- From: Laurent Denoue <Denoue@fxpal.com>
- Date: Mon, 18 Mar 2002 16:49:34 -0500 (EST)
- To: "Jim Ley" <jim@jibbering.com>, <www-annotation@w3.org>
>Resource discovery of people's annotations: 1- same model as search engine (most likely you won't get ALL annotations, but you could get back the most popular ones if the engine is Google-like) 2- if you know you work with a group, you can agree to embed your annotations in a set of web pages that the client parses to extract the annotations >What's the motivation for these private annotations when you can use an annotea server? 1- My question now: how can you reference your annotation stored in an annotea server? Even if you could, how long would you be sure this URL provided to you by the server will be valid?

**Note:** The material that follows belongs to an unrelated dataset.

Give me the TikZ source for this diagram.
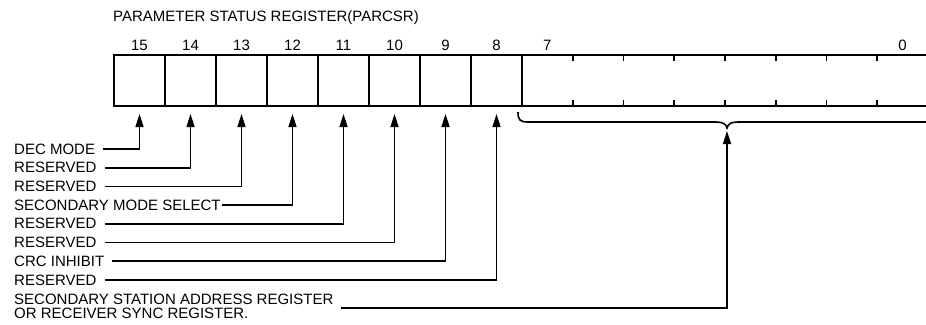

By having stand alone annotations encoded in hyperlinks, you only have the risk that the document you annotate changes. 2- You need an annotea server, not with embedded annotations: everyone could start authoring annotations (as they did with web pages, which lead to VERY useful techniques to use these links - like Google) 3- Having your standalone annotations embedded in your web page is safer (you don't need the server to tell you the anchor point and the comment 4- You can defer the publication of your annotations (as most people do when they first create personal bookmarks and then decide they are worth sharing). This could also reduce the amount of junk annotations. The only limitation I found of encoding the annotation in a URL is that it does not permit to store long comments. One solution then would be to use a link within the url, as in: http://www.cnn.com#anchor=word1+word2&text=http://www.annotea.com/text50 But maybe that's not a problem. Annotea team: could you give us a quick number for the average length of a comment in your annotation servers? By the way, when I tested Yawas, the most prominent use was the highlight function. I had to redesign it so that users could quickly highlight, not having to fill in a form or even a comment. Laurent.